→ **Requirements**: From the listing below, extract every line in which the word "diagram" appears.

→ **Rows from a dataset of charts and code**:

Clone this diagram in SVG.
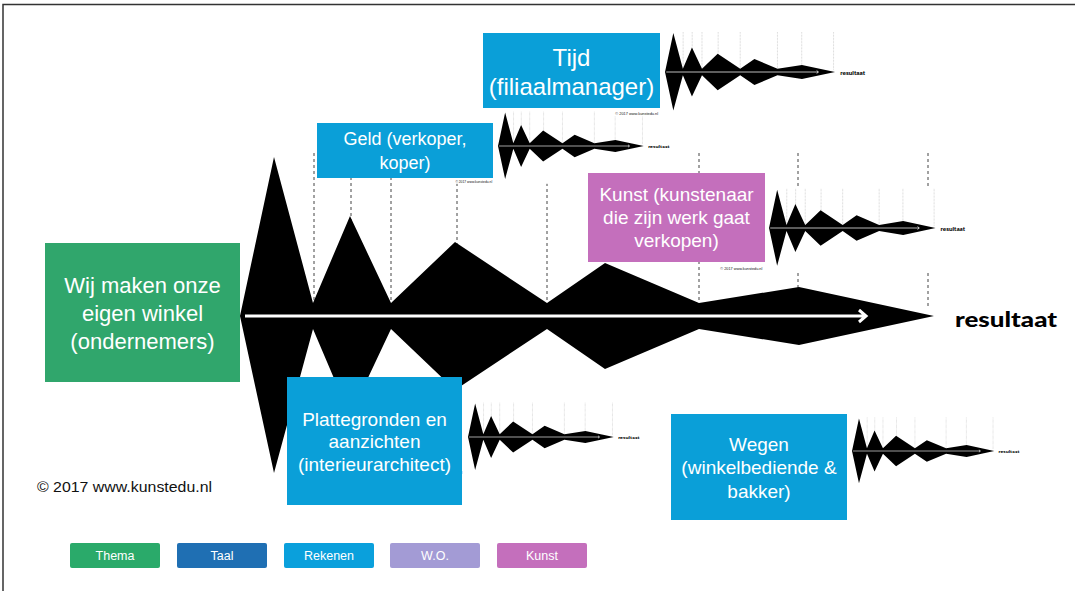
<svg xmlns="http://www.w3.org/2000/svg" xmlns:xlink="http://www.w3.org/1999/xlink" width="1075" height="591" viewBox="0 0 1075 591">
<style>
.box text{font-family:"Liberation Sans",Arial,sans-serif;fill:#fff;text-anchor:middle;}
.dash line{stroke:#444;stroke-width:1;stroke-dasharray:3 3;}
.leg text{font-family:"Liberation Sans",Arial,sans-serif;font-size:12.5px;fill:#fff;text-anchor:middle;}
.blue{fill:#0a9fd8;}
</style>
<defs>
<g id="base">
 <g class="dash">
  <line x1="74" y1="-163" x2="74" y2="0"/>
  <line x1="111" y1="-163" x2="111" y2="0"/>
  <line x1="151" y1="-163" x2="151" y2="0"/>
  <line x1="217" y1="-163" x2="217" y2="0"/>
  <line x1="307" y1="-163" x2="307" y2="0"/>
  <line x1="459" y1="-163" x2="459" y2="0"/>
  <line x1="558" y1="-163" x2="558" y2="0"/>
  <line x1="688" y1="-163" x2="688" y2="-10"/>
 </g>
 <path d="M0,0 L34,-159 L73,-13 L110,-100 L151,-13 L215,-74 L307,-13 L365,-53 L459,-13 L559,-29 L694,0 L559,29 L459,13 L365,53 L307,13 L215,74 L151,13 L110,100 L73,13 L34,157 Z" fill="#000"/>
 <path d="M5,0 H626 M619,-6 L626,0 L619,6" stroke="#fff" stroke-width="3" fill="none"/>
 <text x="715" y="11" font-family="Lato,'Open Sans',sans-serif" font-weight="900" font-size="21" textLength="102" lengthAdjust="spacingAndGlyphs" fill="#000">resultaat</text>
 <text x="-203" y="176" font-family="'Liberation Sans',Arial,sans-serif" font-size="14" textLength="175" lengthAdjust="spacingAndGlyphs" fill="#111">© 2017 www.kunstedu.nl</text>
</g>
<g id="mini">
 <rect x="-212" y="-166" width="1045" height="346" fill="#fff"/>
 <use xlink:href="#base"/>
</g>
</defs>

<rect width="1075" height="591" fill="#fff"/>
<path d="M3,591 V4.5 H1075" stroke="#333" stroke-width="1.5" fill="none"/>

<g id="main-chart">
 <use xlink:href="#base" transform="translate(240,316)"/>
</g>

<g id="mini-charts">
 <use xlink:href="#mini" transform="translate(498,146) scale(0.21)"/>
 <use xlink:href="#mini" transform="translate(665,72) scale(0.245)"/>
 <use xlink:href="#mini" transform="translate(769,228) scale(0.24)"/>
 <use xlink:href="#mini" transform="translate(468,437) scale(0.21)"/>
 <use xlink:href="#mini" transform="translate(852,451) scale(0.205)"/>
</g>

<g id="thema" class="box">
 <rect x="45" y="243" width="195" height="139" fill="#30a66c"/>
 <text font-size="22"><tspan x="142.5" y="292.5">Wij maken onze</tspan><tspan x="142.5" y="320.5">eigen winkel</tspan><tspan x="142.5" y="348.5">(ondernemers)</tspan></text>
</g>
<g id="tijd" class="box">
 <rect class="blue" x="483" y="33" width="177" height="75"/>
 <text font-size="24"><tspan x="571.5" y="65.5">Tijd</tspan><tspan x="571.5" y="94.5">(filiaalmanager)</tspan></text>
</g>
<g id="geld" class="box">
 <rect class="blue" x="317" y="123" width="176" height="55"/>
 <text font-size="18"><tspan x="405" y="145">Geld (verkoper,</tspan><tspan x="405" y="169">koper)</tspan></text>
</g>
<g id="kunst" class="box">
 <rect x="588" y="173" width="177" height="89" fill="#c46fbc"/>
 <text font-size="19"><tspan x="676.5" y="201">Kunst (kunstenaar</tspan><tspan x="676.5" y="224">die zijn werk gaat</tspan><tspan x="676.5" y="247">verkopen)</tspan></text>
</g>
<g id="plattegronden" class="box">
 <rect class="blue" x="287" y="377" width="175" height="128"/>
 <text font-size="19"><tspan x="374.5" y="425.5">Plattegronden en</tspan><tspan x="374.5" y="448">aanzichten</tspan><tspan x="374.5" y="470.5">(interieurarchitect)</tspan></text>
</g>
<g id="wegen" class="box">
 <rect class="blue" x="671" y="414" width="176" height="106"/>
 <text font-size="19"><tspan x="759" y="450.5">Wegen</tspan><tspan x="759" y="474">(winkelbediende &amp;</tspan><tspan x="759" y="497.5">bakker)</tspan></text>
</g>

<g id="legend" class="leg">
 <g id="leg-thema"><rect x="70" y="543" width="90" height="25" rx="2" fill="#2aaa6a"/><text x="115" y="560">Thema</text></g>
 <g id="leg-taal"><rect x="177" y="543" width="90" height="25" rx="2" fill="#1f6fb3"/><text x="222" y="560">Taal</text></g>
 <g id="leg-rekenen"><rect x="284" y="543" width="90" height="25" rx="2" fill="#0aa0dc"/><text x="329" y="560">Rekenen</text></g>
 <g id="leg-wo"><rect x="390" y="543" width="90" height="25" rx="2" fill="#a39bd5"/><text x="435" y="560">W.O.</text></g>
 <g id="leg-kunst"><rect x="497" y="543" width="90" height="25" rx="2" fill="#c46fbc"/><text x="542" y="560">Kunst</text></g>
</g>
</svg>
* * *
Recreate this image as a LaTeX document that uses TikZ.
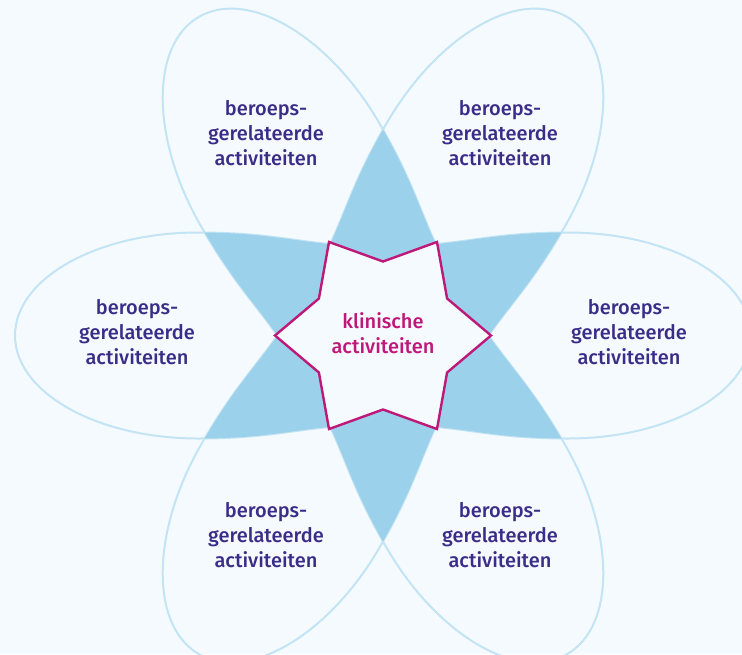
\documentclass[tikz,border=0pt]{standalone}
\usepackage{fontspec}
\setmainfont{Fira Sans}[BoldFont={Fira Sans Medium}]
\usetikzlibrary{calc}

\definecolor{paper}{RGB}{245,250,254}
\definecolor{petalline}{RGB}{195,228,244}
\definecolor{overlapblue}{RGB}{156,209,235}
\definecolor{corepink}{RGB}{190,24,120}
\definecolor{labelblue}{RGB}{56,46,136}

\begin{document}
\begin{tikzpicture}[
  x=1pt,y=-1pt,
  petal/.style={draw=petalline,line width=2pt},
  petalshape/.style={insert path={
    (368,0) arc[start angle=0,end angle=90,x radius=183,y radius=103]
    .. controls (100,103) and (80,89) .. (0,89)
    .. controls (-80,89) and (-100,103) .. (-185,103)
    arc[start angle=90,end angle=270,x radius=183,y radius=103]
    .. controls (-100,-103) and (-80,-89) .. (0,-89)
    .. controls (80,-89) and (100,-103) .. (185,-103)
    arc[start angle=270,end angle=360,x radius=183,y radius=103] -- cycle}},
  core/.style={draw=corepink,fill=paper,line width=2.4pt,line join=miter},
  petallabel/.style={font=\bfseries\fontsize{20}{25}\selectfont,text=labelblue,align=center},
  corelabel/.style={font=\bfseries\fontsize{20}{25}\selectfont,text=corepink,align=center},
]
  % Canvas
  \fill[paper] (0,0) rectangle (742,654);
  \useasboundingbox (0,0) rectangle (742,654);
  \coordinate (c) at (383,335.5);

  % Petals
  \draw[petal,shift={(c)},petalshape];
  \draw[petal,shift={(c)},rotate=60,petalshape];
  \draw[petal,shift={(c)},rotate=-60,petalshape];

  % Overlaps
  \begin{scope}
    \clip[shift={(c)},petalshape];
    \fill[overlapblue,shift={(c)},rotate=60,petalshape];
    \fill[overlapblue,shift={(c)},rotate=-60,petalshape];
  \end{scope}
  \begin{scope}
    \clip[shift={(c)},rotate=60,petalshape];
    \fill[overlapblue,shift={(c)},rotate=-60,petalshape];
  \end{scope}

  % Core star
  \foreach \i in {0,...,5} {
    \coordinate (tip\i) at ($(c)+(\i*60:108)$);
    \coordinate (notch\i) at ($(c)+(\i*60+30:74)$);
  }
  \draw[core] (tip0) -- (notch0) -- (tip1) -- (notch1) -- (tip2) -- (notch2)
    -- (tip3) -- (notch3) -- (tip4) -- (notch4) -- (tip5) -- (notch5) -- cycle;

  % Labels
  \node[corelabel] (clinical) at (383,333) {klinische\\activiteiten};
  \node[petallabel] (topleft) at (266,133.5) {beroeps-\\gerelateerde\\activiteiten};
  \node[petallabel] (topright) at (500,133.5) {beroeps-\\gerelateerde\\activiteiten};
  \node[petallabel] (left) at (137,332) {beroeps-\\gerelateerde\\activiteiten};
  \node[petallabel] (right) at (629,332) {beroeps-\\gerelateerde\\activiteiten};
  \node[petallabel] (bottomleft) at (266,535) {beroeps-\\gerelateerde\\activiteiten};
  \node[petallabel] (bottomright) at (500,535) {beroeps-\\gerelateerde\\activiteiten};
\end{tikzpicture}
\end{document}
* * *
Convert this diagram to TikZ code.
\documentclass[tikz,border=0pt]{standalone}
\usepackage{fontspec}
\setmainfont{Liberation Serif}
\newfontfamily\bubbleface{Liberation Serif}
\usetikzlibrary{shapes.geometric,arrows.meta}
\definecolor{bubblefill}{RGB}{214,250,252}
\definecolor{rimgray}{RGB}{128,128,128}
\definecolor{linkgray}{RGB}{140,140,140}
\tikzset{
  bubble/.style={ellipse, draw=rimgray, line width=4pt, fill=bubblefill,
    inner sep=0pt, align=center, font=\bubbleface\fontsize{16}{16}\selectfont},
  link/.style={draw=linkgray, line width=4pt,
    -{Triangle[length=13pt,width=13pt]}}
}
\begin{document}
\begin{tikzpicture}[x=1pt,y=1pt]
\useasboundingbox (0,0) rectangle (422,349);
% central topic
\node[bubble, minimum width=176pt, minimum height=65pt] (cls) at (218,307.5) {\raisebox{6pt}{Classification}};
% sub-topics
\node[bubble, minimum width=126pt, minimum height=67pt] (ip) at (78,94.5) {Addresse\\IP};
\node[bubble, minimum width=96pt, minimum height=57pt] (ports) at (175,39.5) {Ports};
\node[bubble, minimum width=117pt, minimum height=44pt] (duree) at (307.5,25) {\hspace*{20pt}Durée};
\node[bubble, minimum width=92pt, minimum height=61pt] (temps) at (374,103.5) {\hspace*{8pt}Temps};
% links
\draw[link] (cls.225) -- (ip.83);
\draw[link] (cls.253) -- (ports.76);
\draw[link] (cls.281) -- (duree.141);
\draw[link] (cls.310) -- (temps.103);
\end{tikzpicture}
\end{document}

→ **Task answer**:
Clone this diagram in SVG.
Convert this diagram to TikZ code.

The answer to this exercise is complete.